__What to do__:
Reproduce the lines exactly, beginning with the line that has "Reproduce this chart with Plotly." and ending with the line that has "conc = [0.046, 0.137, 0.41, 1.23, 3.7, 11.1]". Images are left out.

__Extracted records__:
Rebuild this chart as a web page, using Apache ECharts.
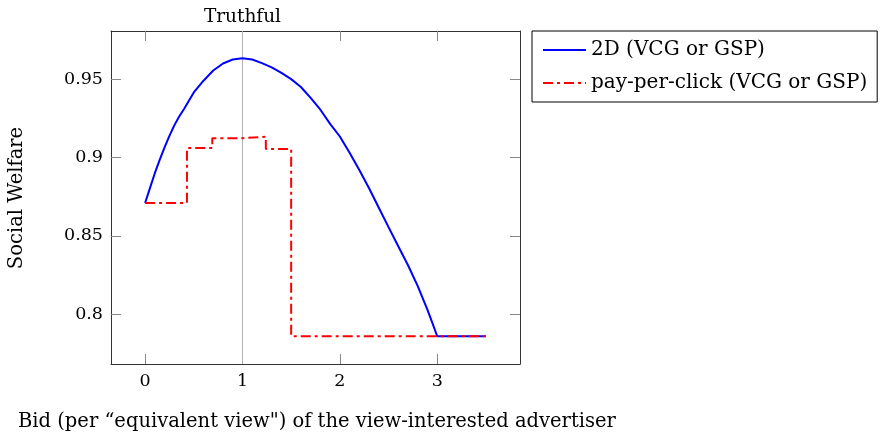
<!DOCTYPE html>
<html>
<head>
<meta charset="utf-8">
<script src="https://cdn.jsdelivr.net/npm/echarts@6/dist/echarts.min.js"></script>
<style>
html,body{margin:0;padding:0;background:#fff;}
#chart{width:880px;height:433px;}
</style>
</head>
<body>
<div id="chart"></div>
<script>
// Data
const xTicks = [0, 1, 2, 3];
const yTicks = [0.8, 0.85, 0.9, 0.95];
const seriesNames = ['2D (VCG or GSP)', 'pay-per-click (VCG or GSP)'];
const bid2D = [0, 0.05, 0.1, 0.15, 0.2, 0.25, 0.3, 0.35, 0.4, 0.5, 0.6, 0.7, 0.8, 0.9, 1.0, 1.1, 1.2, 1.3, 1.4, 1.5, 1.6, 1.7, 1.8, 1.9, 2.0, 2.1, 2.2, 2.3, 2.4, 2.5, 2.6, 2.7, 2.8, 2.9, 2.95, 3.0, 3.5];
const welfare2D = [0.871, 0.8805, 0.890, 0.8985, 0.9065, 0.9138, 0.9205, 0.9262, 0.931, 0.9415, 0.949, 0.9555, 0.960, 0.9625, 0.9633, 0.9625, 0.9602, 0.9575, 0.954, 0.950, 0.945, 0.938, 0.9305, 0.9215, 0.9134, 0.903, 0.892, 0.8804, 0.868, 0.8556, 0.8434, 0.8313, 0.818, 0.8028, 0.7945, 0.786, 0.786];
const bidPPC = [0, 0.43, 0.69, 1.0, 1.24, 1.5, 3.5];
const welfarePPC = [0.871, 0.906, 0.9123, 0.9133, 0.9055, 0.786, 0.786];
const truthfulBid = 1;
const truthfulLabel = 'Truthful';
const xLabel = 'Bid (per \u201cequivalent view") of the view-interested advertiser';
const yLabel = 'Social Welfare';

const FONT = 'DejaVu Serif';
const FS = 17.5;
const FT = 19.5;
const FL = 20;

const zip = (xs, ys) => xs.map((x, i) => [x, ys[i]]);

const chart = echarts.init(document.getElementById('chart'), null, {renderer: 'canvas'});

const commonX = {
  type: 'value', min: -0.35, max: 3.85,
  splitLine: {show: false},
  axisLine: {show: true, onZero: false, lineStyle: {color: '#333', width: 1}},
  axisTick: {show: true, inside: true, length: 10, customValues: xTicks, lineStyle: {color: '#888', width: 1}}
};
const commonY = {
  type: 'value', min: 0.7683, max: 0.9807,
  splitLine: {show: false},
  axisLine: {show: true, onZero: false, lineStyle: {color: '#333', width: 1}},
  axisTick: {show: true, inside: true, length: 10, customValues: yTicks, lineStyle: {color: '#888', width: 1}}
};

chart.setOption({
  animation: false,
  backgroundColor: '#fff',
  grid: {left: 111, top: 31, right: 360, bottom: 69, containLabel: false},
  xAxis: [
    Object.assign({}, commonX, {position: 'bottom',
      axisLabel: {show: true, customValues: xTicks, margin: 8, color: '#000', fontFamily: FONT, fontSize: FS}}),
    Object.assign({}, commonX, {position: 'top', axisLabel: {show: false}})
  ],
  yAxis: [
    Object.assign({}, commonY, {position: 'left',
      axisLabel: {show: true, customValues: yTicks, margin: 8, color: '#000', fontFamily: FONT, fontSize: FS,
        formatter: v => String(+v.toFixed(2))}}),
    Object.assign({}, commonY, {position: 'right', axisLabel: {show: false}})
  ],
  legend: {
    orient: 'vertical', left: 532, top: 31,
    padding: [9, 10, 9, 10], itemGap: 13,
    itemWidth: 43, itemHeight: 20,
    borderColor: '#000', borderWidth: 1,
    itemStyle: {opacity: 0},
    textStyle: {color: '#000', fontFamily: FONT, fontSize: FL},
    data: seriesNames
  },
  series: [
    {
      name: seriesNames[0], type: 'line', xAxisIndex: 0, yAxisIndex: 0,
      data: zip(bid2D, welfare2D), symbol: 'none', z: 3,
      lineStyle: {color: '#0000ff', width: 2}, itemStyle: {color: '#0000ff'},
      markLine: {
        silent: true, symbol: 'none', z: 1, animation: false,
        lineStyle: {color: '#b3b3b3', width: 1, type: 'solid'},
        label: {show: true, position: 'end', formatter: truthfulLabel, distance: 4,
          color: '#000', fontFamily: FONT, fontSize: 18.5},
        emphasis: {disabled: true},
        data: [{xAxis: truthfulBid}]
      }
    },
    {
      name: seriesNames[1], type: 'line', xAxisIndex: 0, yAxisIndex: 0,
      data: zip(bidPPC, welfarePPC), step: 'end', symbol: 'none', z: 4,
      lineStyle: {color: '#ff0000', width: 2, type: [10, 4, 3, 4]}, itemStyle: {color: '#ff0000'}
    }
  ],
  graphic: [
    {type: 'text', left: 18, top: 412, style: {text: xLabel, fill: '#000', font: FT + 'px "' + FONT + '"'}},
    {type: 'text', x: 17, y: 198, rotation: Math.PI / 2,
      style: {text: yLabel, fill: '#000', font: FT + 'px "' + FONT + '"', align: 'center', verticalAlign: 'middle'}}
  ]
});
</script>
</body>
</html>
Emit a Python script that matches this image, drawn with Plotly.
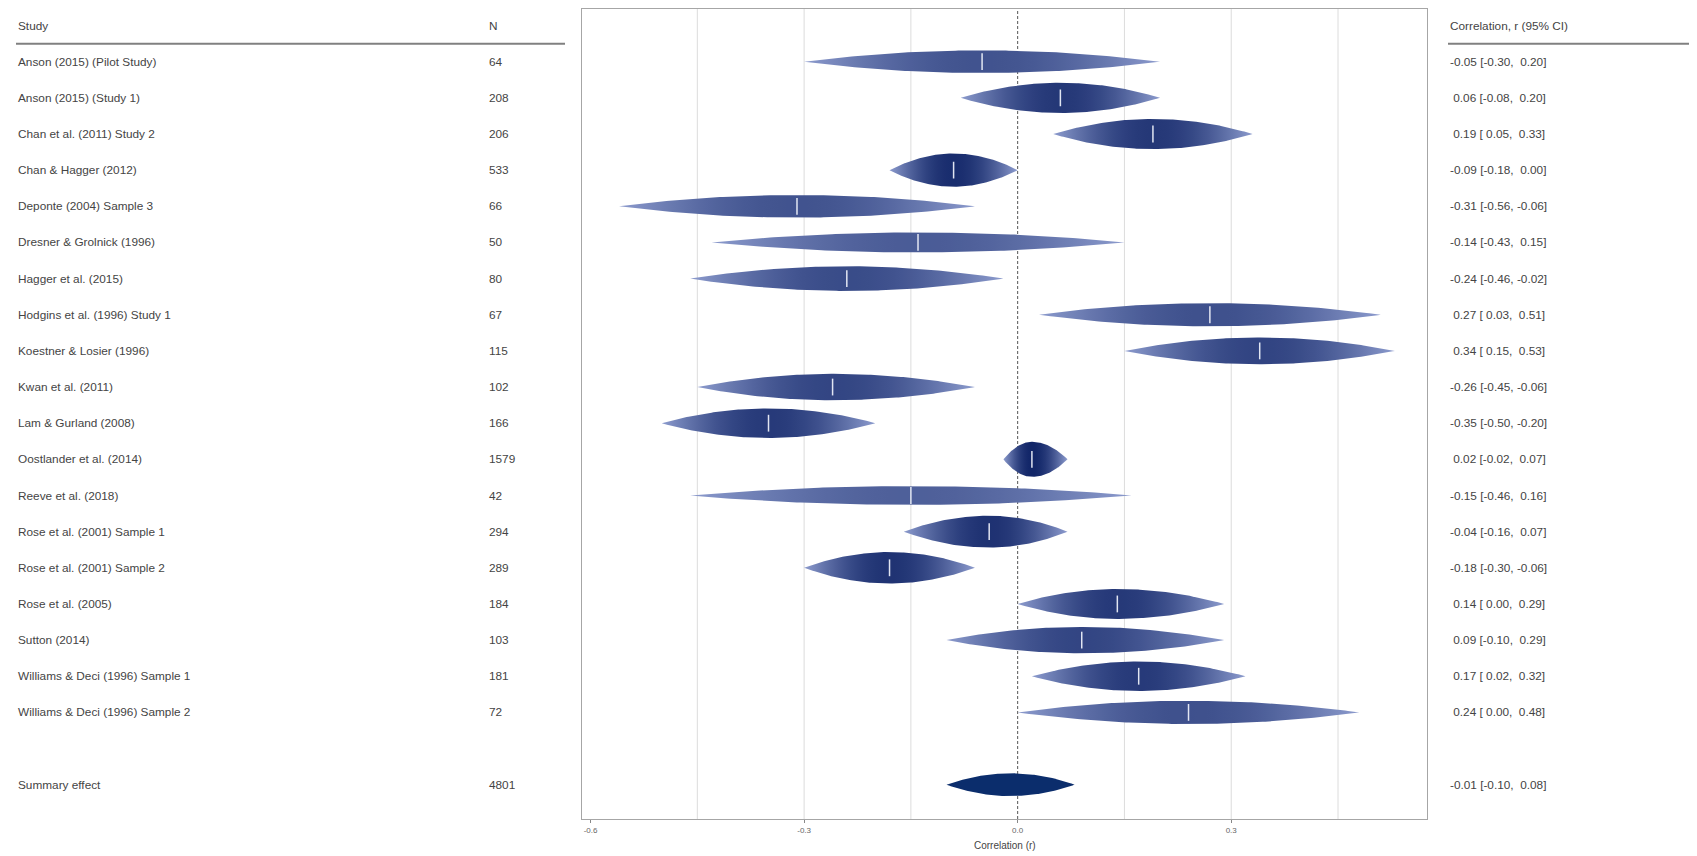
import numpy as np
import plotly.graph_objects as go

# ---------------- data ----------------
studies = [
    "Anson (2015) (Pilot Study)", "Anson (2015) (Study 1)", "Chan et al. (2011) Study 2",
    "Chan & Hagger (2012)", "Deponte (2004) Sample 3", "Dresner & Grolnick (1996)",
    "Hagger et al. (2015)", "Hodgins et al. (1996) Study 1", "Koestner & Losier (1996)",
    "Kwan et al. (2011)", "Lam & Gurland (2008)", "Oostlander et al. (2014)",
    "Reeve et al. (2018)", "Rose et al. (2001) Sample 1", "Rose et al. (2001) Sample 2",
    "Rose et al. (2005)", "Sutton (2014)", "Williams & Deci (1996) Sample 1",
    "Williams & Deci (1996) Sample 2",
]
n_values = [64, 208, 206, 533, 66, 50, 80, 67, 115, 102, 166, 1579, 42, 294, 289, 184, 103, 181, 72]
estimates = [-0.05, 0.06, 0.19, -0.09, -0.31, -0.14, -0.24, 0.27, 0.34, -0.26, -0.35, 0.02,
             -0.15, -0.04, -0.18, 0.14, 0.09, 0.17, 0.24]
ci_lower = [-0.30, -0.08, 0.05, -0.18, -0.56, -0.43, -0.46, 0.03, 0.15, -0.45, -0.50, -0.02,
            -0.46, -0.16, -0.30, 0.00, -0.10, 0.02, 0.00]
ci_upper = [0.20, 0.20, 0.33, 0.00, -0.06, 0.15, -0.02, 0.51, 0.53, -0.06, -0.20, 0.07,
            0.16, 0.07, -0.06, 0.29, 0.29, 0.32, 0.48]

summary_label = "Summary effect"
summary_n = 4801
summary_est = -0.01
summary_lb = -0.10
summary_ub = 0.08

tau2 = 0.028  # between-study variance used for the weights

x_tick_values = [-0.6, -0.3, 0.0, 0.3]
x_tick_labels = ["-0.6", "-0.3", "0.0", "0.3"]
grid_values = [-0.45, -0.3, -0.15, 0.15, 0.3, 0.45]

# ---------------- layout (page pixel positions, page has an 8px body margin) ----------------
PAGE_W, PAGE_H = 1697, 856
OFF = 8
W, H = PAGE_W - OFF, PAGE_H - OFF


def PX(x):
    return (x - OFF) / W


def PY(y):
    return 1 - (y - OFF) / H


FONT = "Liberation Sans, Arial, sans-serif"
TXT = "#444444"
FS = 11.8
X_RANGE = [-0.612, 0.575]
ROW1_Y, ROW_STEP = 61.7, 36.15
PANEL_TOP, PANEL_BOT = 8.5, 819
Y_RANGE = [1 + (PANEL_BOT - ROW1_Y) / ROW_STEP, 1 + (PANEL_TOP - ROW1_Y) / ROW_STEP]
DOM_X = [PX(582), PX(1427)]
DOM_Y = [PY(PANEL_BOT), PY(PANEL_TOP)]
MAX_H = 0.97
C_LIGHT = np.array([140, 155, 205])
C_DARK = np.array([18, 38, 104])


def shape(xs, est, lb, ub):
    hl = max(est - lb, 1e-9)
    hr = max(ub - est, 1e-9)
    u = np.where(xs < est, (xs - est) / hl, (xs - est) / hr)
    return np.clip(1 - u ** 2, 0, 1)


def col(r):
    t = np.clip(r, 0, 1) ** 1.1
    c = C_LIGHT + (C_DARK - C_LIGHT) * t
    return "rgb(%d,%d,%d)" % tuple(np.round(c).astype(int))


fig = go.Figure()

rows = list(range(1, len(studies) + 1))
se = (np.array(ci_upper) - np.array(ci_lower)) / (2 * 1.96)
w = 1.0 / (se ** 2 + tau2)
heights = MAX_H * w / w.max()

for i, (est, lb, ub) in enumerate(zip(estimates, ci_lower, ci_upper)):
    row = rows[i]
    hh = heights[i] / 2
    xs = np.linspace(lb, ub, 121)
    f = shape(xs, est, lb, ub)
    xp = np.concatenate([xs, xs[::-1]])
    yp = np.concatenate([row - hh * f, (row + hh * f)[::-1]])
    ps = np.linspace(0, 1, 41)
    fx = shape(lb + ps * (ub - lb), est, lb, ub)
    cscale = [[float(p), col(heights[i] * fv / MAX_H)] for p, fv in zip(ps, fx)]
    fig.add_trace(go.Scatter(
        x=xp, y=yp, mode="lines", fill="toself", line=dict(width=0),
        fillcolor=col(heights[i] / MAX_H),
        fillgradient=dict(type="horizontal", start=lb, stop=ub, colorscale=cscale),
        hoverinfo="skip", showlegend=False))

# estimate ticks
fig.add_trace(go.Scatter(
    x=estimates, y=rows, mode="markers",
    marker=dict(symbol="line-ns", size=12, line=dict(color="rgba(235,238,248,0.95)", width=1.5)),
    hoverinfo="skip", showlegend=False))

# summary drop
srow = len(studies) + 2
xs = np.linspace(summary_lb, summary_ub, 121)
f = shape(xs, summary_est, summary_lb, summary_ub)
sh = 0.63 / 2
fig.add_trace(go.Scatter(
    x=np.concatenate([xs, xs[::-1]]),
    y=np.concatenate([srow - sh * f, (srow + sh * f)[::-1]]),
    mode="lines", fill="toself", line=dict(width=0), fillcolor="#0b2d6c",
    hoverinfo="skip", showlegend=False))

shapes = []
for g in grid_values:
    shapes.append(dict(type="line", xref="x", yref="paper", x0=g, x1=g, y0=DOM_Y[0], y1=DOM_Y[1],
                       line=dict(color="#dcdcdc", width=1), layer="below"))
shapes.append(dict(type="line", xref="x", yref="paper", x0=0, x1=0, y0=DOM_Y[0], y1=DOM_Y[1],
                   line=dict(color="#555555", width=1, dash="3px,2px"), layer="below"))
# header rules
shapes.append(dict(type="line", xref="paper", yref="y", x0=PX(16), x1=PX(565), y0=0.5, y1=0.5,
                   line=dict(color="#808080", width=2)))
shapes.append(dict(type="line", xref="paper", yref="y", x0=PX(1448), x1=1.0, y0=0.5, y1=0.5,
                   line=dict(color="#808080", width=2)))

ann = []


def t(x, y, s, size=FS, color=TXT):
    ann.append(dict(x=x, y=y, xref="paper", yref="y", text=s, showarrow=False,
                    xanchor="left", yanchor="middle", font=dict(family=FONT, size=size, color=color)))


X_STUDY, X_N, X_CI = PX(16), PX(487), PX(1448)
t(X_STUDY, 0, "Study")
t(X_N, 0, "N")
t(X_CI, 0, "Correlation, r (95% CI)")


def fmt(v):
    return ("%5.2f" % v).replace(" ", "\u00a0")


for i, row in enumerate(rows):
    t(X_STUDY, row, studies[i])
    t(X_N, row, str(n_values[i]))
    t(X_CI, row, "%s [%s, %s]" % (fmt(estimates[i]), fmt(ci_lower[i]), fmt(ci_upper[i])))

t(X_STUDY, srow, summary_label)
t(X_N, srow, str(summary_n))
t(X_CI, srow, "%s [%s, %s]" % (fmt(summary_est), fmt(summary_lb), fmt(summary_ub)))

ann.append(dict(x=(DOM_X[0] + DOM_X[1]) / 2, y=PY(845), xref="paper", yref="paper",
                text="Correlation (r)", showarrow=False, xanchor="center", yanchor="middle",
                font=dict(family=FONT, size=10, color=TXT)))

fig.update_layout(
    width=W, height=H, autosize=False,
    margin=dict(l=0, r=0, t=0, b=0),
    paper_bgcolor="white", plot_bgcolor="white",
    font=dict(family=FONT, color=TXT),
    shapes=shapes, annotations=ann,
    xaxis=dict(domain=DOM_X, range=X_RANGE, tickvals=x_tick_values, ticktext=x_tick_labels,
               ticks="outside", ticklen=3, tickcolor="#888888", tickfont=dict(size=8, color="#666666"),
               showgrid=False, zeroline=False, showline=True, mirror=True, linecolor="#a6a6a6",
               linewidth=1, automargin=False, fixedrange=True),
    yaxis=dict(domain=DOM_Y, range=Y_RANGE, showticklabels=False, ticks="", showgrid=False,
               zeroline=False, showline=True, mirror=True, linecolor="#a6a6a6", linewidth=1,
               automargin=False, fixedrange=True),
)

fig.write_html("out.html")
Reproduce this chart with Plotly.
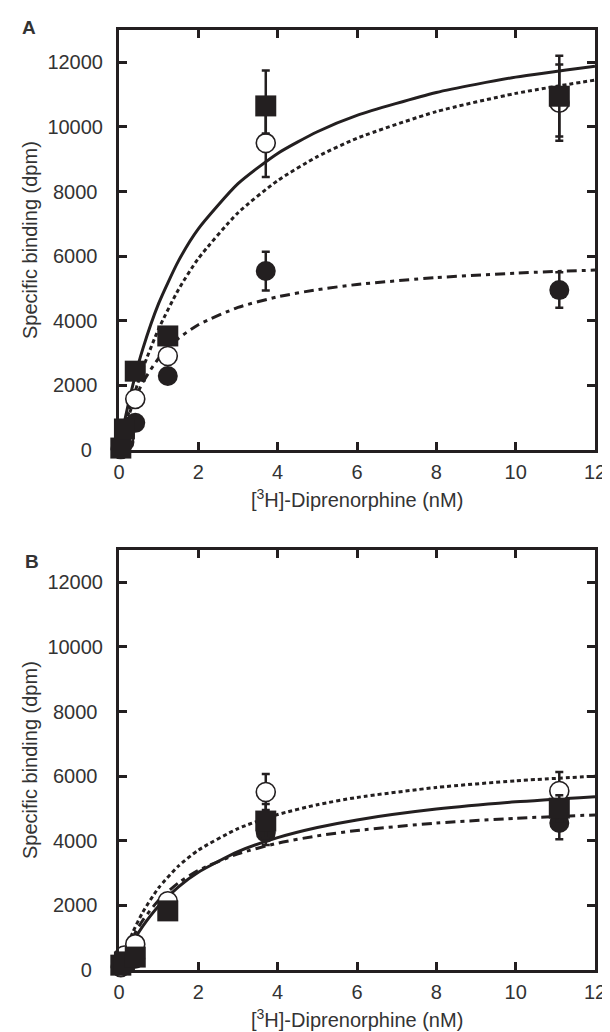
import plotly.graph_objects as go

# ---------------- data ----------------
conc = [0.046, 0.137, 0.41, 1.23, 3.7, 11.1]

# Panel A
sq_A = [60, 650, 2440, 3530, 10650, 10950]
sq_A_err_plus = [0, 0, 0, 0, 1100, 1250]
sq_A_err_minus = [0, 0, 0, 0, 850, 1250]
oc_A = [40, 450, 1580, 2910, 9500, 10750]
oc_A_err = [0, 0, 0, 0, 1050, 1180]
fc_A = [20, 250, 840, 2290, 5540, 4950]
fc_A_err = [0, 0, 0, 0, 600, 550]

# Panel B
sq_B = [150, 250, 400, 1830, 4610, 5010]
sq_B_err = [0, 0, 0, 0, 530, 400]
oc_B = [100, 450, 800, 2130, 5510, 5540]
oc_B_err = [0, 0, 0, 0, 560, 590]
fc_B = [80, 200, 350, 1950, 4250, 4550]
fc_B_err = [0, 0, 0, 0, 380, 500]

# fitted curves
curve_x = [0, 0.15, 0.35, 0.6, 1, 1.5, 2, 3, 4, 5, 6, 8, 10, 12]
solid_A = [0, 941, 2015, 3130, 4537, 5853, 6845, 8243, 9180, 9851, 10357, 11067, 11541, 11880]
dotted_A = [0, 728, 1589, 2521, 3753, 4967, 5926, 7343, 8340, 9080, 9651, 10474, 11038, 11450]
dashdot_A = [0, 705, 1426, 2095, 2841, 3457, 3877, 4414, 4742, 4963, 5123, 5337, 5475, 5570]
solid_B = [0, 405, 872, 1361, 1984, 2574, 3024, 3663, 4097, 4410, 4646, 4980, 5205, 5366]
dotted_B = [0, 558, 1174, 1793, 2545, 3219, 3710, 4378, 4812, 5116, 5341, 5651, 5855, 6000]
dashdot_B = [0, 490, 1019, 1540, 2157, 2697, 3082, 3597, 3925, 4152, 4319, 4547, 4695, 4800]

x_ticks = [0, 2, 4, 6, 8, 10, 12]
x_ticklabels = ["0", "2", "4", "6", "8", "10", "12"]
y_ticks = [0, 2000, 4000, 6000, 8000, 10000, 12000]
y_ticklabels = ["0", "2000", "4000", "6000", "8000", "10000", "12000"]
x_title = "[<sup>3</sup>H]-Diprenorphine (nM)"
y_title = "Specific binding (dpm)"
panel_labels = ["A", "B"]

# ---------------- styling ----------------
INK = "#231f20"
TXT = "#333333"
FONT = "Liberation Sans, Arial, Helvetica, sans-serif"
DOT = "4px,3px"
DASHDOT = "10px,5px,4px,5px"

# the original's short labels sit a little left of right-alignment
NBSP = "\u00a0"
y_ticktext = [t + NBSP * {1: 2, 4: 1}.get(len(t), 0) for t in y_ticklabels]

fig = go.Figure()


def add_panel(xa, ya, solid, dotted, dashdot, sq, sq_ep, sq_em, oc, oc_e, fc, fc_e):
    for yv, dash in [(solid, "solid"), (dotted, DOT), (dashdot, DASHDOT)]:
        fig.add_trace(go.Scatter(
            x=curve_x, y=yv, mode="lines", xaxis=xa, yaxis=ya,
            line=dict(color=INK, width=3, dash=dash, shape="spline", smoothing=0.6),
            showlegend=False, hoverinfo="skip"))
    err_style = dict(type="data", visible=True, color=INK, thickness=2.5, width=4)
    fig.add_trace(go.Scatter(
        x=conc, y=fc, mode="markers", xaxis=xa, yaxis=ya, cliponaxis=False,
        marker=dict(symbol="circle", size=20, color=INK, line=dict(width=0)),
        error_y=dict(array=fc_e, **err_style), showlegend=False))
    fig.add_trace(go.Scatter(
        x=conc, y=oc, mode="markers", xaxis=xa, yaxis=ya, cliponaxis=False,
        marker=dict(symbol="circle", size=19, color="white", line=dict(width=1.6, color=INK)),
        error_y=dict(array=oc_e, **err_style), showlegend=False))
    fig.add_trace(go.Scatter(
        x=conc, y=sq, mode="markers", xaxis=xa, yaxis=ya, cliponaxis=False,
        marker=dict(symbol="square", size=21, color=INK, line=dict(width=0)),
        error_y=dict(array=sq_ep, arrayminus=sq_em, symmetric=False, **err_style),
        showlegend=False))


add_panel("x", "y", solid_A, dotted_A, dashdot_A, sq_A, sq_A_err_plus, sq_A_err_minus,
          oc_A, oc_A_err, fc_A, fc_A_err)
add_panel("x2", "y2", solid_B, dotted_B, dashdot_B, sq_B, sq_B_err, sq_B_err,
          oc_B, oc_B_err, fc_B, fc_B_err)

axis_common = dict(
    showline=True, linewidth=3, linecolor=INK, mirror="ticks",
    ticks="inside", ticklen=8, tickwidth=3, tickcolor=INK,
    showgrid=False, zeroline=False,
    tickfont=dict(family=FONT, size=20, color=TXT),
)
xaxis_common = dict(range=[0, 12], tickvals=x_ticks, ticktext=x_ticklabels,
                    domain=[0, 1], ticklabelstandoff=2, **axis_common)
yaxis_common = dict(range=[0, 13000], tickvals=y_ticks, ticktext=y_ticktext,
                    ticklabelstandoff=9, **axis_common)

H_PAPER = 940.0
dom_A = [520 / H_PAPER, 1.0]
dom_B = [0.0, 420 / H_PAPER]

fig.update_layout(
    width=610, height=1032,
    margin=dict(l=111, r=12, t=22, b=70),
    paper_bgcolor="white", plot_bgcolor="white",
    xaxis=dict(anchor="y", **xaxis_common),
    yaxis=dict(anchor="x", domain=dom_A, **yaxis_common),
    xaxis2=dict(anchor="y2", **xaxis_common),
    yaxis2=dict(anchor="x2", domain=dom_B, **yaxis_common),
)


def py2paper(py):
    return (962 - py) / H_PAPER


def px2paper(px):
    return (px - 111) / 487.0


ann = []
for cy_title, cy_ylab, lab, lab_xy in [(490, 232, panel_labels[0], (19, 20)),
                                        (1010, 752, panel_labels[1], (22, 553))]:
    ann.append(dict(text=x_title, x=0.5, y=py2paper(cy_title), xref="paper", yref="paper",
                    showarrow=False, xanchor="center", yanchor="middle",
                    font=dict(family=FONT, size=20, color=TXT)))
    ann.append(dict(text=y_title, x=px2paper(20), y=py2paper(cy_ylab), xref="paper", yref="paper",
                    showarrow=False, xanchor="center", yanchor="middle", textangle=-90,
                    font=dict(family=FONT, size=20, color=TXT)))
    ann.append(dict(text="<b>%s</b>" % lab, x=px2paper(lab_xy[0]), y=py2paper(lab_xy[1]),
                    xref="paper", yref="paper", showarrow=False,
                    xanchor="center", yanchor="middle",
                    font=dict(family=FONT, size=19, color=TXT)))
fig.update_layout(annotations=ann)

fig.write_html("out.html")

__Complete answer__:
Reproduce this chart with Plotly.
import plotly.graph_objects as go

# ---------------- data ----------------
conc = [0.046, 0.137, 0.41, 1.23, 3.7, 11.1]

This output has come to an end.